As we got out of earshot, the Senior VP asked how I knew Jose. My simple answer was that I introduced myself to him when I first started working in the building years ago, and that I speak to him personally each day when I come in. I made the connection, sans rank.
There was another time that one of our senior executives was leaving the company because her husband was being transferred. Her team planned an event one evening in the conference room and invited all the senior officers. Two people showed up but stayed only an appropriate amount of time before leaving. It did not matter that these invites had been sent a few week prior. The connections were not made.
Creating a great footprint
My revisit to the company recently was unbelievable.

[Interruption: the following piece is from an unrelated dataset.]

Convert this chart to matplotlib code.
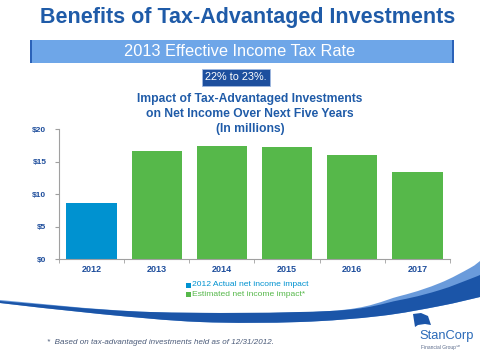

The word had gotten around the week before I came in.
I will never be a rock star, but the response to me made me feel like one. Everyone came by to speak, get a handshake, or just to say hello. People were stopping in the middle of conversations to come over. Our van driver heard that I was upstairs and left his van just to come up to say hi to me.
After Mark and I had lunch, I smiled all the way home. I was so thankful that I had created a great footprint and I was damn proud of it.
Everyone is important in our lives and it is OK to let them know that.